Short task
Can you write out all the lines word for word, with no pictures?

(Charts and diagrams as code)
....

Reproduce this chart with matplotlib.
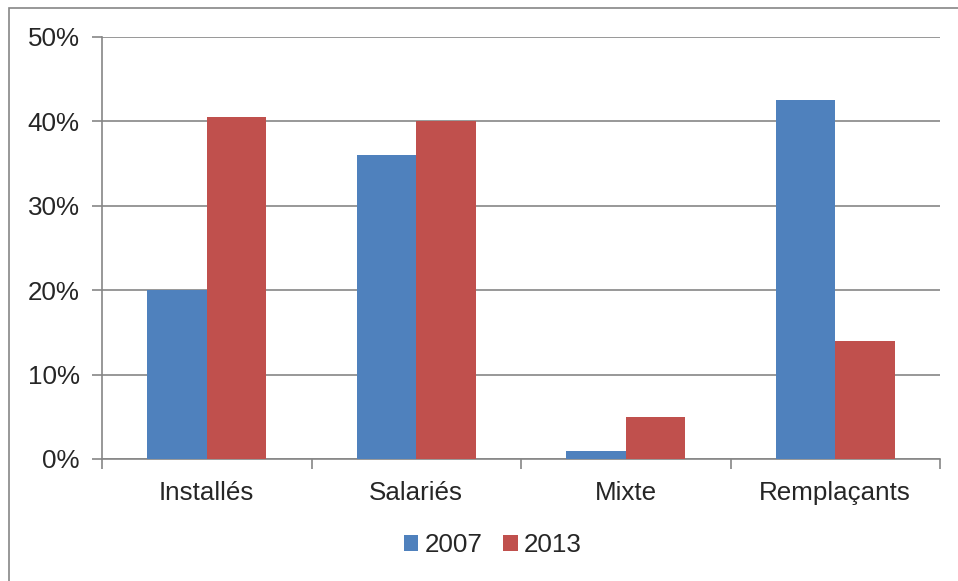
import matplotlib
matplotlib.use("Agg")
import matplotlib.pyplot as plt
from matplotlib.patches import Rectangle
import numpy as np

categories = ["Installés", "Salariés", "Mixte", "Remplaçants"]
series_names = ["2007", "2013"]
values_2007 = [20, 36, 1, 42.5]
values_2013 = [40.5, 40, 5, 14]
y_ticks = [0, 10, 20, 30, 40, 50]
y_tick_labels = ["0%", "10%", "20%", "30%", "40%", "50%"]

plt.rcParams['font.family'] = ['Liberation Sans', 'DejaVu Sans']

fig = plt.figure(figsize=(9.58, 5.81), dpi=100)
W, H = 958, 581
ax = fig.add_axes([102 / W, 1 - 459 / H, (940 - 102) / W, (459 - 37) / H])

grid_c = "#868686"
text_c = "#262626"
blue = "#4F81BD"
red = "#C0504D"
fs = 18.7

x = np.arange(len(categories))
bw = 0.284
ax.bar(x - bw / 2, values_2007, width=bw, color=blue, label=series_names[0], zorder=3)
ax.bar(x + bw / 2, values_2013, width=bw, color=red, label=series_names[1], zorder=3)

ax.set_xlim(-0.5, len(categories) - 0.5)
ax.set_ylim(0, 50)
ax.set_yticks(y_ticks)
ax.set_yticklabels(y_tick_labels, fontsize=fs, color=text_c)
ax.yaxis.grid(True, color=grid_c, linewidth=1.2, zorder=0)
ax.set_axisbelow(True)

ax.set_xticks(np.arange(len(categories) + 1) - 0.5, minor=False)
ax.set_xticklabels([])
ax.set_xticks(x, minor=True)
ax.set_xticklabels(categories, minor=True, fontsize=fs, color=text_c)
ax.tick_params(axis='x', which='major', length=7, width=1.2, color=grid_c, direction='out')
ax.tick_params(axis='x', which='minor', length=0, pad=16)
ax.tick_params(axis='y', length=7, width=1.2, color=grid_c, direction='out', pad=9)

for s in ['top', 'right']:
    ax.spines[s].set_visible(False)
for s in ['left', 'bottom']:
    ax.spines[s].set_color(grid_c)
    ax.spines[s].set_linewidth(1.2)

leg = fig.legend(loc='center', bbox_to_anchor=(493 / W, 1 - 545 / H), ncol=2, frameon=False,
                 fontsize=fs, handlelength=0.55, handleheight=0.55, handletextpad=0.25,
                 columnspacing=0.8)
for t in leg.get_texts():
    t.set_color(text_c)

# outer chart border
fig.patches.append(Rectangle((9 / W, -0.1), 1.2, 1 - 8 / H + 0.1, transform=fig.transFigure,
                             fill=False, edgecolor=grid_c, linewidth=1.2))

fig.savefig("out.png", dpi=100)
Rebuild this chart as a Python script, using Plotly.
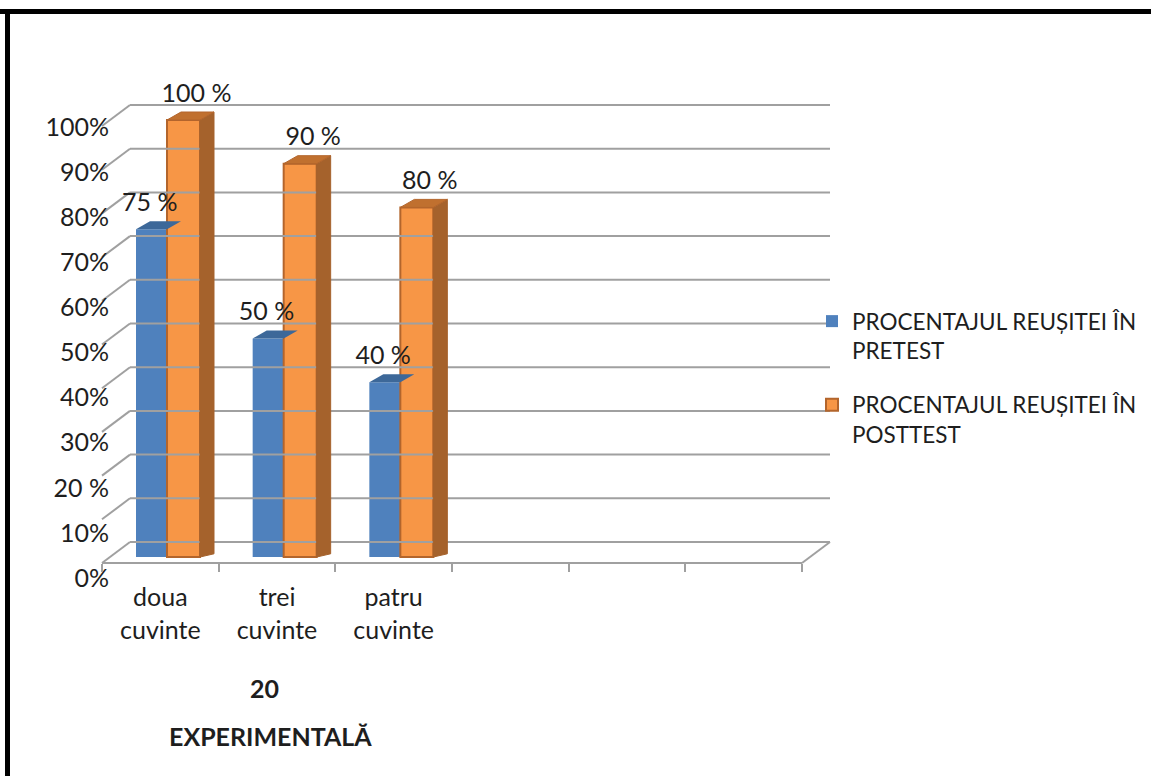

....

Solution to this problem
Reproduce this chart with matplotlib.
import matplotlib
matplotlib.use("Agg")
import matplotlib.pyplot as plt
from matplotlib.patches import Rectangle
import numpy as np

categories = ["Installés", "Salariés", "Mixte", "Remplaçants"]
series_names = ["2007", "2013"]
values_2007 = [20, 36, 1, 42.5]
values_2013 = [40.5, 40, 5, 14]
y_ticks = [0, 10, 20, 30, 40, 50]
y_tick_labels = ["0%", "10%", "20%", "30%", "40%", "50%"]

plt.rcParams['font.family'] = ['Liberation Sans', 'DejaVu Sans']

fig = plt.figure(figsize=(9.58, 5.81), dpi=100)
W, H = 958, 581
ax = fig.add_axes([102 / W, 1 - 459 / H, (940 - 102) / W, (459 - 37) / H])

grid_c = "#868686"
text_c = "#262626"
blue = "#4F81BD"
red = "#C0504D"
fs = 18.7

x = np.arange(len(categories))
bw = 0.284
ax.bar(x - bw / 2, values_2007, width=bw, color=blue, label=series_names[0], zorder=3)
ax.bar(x + bw / 2, values_2013, width=bw, color=red, label=series_names[1], zorder=3)

ax.set_xlim(-0.5, len(categories) - 0.5)
ax.set_ylim(0, 50)
ax.set_yticks(y_ticks)
ax.set_yticklabels(y_tick_labels, fontsize=fs, color=text_c)
ax.yaxis.grid(True, color=grid_c, linewidth=1.2, zorder=0)
ax.set_axisbelow(True)

ax.set_xticks(np.arange(len(categories) + 1) - 0.5, minor=False)
ax.set_xticklabels([])
ax.set_xticks(x, minor=True)
ax.set_xticklabels(categories, minor=True, fontsize=fs, color=text_c)
ax.tick_params(axis='x', which='major', length=7, width=1.2, color=grid_c, direction='out')
ax.tick_params(axis='x', which='minor', length=0, pad=16)
ax.tick_params(axis='y', length=7, width=1.2, color=grid_c, direction='out', pad=9)

for s in ['top', 'right']:
    ax.spines[s].set_visible(False)
for s in ['left', 'bottom']:
    ax.spines[s].set_color(grid_c)
    ax.spines[s].set_linewidth(1.2)

leg = fig.legend(loc='center', bbox_to_anchor=(493 / W, 1 - 545 / H), ncol=2, frameon=False,
                 fontsize=fs, handlelength=0.55, handleheight=0.55, handletextpad=0.25,
                 columnspacing=0.8)
for t in leg.get_texts():
    t.set_color(text_c)

# outer chart border
fig.patches.append(Rectangle((9 / W, -0.1), 1.2, 1 - 8 / H + 0.1, transform=fig.transFigure,
                             fill=False, edgecolor=grid_c, linewidth=1.2))

fig.savefig("out.png", dpi=100)
Rebuild this chart as a Python script, using Plotly.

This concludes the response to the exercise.